L'ultima notte che passai in ospedale feci un sogno molto strano, anche se forse era più da considerare un ricordo distorto. Era come se fossi in uno stato di veglia, mentre ripercorrevo momento per momento il primo giorno di scuola con la sola differenza che il dolore dei colpi subiti era impresso talmente a fuoco nella mia testa che, al pensiero, riuscivo a rievocarlo e dunque a provarlo nuovamente.

«Svegliati, svegliati Diana.» Mi sentivo percuotere, ma non riuscivo ad aprire gli occhi.

«È solo un incubo, apri gli occhi e tutto svanirà.» Udivo la voce di qualcuno che mi parlava, mentre mi prendeva in braccio, ma non riuscivo a staccarmi da quel tormento per rispondergli.

Occhi blu, zanne, artigli, voci gutturali, portarmi da loro...

«Scott, fa' qualcosa! Non possiamo aspettare Melissa.»

«Spostati per favore e va' alla porta: controlla che non venga nessun altro che non sia mia madre a curiosare.»

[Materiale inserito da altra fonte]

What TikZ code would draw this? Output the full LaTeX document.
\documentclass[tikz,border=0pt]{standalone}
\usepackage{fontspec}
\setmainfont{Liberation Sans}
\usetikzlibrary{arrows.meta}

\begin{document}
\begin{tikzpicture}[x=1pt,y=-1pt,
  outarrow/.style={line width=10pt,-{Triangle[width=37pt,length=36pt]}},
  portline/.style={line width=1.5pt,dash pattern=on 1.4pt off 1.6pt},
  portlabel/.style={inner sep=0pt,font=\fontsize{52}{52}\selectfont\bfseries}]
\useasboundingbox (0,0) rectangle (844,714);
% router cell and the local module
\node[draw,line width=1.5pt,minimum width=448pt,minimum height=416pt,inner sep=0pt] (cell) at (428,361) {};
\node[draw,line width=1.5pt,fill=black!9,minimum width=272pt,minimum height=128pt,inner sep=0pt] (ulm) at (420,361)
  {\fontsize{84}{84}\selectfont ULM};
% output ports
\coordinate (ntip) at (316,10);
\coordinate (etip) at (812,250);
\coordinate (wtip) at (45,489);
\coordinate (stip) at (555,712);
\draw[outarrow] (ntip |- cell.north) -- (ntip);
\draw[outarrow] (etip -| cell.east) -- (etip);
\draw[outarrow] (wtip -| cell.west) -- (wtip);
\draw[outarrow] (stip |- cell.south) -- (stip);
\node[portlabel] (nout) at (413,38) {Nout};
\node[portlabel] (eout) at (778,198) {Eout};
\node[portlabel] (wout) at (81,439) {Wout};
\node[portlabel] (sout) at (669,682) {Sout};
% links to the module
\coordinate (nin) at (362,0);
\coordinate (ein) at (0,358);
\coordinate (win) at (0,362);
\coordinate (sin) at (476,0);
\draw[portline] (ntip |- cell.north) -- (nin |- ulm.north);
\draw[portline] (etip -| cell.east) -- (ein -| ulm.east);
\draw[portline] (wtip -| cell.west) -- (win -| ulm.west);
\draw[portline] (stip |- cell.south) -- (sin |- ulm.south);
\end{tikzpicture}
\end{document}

Percepii uno spostamento, una mano raccolse la mia; le continue fitte pian piano si affievolirono lasciando spazio ad un'innaturale senso di pace.

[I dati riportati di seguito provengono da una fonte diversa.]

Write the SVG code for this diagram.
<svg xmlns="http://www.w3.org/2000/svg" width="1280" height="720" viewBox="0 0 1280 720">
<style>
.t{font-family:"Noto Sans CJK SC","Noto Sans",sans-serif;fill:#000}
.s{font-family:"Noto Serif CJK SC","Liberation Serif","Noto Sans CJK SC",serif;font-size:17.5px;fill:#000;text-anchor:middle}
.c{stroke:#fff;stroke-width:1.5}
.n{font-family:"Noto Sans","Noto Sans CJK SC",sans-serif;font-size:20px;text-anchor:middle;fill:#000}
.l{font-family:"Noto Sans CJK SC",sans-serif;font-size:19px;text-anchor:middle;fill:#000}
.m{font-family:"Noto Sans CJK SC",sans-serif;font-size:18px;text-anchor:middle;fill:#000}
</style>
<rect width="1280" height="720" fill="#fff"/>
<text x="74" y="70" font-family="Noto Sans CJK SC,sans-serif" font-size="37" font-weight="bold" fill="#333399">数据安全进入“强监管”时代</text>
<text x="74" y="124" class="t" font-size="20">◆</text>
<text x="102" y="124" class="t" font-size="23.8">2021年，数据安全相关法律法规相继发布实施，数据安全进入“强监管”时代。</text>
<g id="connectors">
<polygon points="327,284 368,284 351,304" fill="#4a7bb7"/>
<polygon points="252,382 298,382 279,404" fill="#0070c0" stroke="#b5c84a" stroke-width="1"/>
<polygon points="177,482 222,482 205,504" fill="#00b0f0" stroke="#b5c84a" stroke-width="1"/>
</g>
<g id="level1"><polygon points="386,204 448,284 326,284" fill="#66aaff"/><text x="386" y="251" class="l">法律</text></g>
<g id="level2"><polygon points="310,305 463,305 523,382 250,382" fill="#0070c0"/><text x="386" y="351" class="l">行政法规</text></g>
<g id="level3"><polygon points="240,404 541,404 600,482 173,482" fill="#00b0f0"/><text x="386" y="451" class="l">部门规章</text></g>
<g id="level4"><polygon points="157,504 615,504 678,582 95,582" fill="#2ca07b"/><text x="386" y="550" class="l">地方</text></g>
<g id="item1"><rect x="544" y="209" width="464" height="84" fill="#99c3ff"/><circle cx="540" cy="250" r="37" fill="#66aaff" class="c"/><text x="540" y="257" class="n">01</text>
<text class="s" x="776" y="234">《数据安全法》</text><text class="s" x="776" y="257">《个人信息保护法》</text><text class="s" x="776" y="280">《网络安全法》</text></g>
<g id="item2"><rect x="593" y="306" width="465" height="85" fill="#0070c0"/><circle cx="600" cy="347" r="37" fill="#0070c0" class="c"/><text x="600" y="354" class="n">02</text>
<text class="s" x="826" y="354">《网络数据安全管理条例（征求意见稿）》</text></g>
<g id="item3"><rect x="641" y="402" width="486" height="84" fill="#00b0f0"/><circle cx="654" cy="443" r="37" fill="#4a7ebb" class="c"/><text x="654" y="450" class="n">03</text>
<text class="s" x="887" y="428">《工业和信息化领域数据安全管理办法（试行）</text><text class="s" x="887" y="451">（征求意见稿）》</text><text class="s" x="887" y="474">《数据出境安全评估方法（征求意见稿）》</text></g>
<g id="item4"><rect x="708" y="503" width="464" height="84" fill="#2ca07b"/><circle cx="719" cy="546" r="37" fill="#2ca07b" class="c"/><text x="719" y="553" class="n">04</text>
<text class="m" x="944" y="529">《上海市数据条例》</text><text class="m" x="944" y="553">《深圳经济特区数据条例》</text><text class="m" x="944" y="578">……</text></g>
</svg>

Le figure mostruose che nella mia mente mi percuotevano, non mi facevano più alcun male e riuscivo a vedere tutto con maggior lucidità.

«Scott, sta funzionando?»

«Credo proprio di sì dato che ora sono io a star soffrendo come...» Non riuscì a completare la frase che Stiles ridacchiando lo precedette.

«Un cane» concluse soddisfatto di tale affermazione.

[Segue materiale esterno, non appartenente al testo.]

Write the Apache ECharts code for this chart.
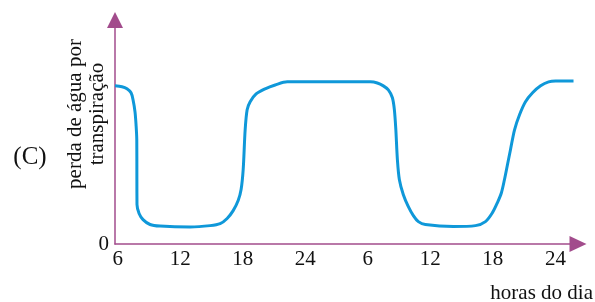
<!DOCTYPE html>
<html>
<head>
<meta charset="utf-8">
<script src="https://cdn.jsdelivr.net/npm/echarts@6/dist/echarts.min.js"></script>
<style>
    html, body { margin: 0; padding: 0; background: #fff; }
    #chart { width: 595px; height: 302px; }
</style>
</head>
<body>
<div id="chart"></div>
<script>
(function () {
    'use strict';

    // hours counted from 6h of day one (6 .. 50), labels wrap at 24
    var hours = [5.74, 6.41, 6.89, 7.28, 7.47, 7.66, 7.76, 7.83, 7.84, 7.85, 8.05, 8.43, 9.1, 10.06, 12.95,
        14.87, 15.83, 16.5, 17.08, 17.56, 17.84, 18.04, 18.23, 18.42, 18.71, 19.28, 20.15, 21.11, 22.27,
        30.24, 30.91, 31.49, 31.97, 32.36, 32.55, 32.69, 32.84, 33.03, 33.41, 33.89, 34.37, 34.85, 35.52, 38.21,
        40.33, 41.29, 41.96, 42.44, 42.82, 43.11, 43.4, 43.69, 44.08, 44.56, 45.13, 45.81, 46.58, 47.35, 48.02, 49.74];
    var waterLoss = [70.6, 70.2, 69.3, 67.5, 64.4, 59.0, 53.2, 46.5, 28.7, 17.6, 13.6, 10.9, 8.7, 8.0, 7.6,
        8.2, 9.1, 11.4, 14.9, 19.4, 24.3, 33.2, 51.0, 59.9, 63.5, 67.0, 69.3, 71.0, 72.4,
        72.4, 71.9, 70.6, 68.8, 65.3, 59.9, 51.0, 37.6, 28.7, 22.0, 16.7, 12.7, 10.0, 8.7, 7.8,
        8.2, 10.0, 14.0, 18.5, 22.9, 28.7, 35.4, 42.1, 51.0, 57.7, 63.5, 67.5, 70.6, 72.4, 72.8, 72.8];
    var tickHours = [6, 12, 18, 24, 30, 36, 42, 48];

    var axisColor = '#a24c8c';
    var lineColor = '#0f98d9';
    var font = 'Liberation Serif';

    var points = [];
    for (var i = 0; i < hours.length; i++) {
        points.push([hours[i], waterLoss[i]]);
    }

    var chart = echarts.init(document.getElementById('chart'));

    chart.setOption({
        animation: false,
        grid: { left: 115, right: 17, top: 20, bottom: 58 },
        xAxis: {
            type: 'value',
            min: 5.74,
            max: 50.17,
            splitLine: { show: false },
            axisTick: { show: false },
            axisLine: {
                lineStyle: { color: axisColor, width: 1.5 },
                symbol: ['none', 'triangle'],
                symbolSize: [16, 17]
            },
            axisLabel: {
                customValues: tickHours,
                margin: 5,
                color: '#111',
                fontFamily: font,
                fontSize: 21,
                formatter: function (v) {
                    var h = v % 24;
                    return String(h === 0 ? 24 : h);
                }
            }
        },
        yAxis: {
            type: 'value',
            min: 0,
            max: 100,
            splitLine: { show: false },
            axisTick: { show: false },
            axisLine: {
                show: true,
                lineStyle: { color: axisColor, width: 1.5 },
                symbol: ['none', 'triangle'],
                symbolSize: [16, 16]
            },
            axisLabel: {
                customValues: [0],
                margin: 6,
                color: '#111',
                fontFamily: font,
                fontSize: 21,
                padding: [0, 0, 8, 0]
            }
        },
        graphic: [
            {
                type: 'text',
                x: 86,
                y: 114,
                rotation: Math.PI / 2,
                style: {
                    text: 'perda de água por\ntranspiração',
                    fontFamily: font,
                    fontSize: 21,
                    lineHeight: 22,
                    fill: '#111',
                    align: 'center',
                    verticalAlign: 'middle'
                }
            },
            {
                type: 'text',
                x: 30,
                y: 157,
                style: {
                    text: '(C)',
                    fontFamily: font,
                    fontSize: 25,
                    fill: '#111',
                    align: 'center',
                    verticalAlign: 'middle'
                }
            },
            {
                type: 'text',
                x: 593,
                y: 293,
                style: {
                    text: 'horas do dia',
                    fontFamily: font,
                    fontSize: 21,
                    fill: '#111',
                    align: 'right',
                    verticalAlign: 'middle'
                }
            }
        ],
        series: [{
            type: 'line',
            data: points,
            smooth: 0.3,
            showSymbol: false,
            lineStyle: { color: lineColor, width: 3 }
        }]
    });
}());
</script>
</body>
</html>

Li sentii parlottare in sottofondo mentre, pian piano, ripresi conoscenza; dopo lunghi attimi di silenzio e tre paia di occhi - nel frattempo era sopraggiunta anche Melissa - puntati su di me, l'infermiera si decise a fare domande.
«Allora, cos'è successo?»

Mi interrogai anche io su tale quesito, ripensando a tutto ciò che ero riuscita a ricordare, quasi immobilizzandomi. «Io non ne ho idea.»

Ero ancora tra le braccia del ragazzo dai capelli neri che mi cingeva con fare protettivo. La porta si aprì all'improvviso e, una Lydia vestita in modo impeccabile piena di buste riportanti l'insegna di vari negozi, fece il suo ingresso.

«Che ci fate tutti qui?» Scrutò i presenti con fare indagatore e, dato che nessuno si accingeva a rispondere, lei proseguì fingendo che fosse tutto perfettamente normale. «Io, sono venuta a prendere Diana. Abbiamo un programma fittissimo oggi in preparazione di stasera.»

«Stasera?!» esclamammo in coro.

La ragazza dai capelli rossi fragola si diede un piccolo schiaffo sulla fronte, alzando gli occhi al cielo. «Sì. Stasera. C'è il ballo in onore dell'inizio della scuola, ricordate?»

«Cosa?» Mi uscì un suono strozzato. Non riuscivo a crederci. Considerando poi che non avevo nemmeno un cavaliere, la mia voglia di parteciparvi era pari a zero.

Lydia venne al mio fianco, mandando via i due ragazzi. «Cara, sei l'unica scusata. Voi due invece, dovreste essere già a casa a prepararvi, manca poco oramai!»

«Ma se sono appena le otto e mezza di mattina» affermò Melissa convinta.

«È già anche tardi per i miei gusti, soprattutto se quest'anno dovrò aiutare un'invalida a prepararsi.» Mi fece l'occhiolino e non potei altro che sorridere grata. «Quindi se non vi dispiace ragazzi, vi rubo la dama per il resto della giornata.»

Con dolcezza mi aiutò ad alzarmi, neanche fossi fatta di ceramica.
Una volta con i piedi sulle fredde piastrelle, constatai che mi sentivo decisamente meglio: tesi le braccia verso l'alto e mi stiracchiai, tirando ogni singolo muscolo del mio corpo.

Grazie al cielo le costole incrinate erano già stranamente guarite, così come le varie micro fratture e slogature; un miracolo secondo i dottori. Nonostante i lividi fossero ancora visibili, non si spiegavano come fossi riuscita a riprendermi tanto in fretta.

«Raccogli le tue cose» disse la rossa, perentoria. Feci per prendere alcuni vestiti e con l'aiuto di Melissa andare in bagno per indossarli, ma venni fermata. «Non c'è bisogno che ti cambi, abbiamo fretta.»

Poco convinta, annuii. «D'accordo.»

La osservai con un misto di diffidenza e fare scettico, ma alla fine, sotto lo sguardo incredulo dei presenti e con indosso un camice dai colori slavati, indossai le scarpe e uscii seguita da Lydia.

Purtroppo non feci nemmeno più in tempo a parlare con i due ragazzi che per chissà quale motivo erano già lì al mio risveglio e, soprattutto, non riuscii a scusarmi con loro per il mio completamento. Avrei rimediato alla festa la sera stessa.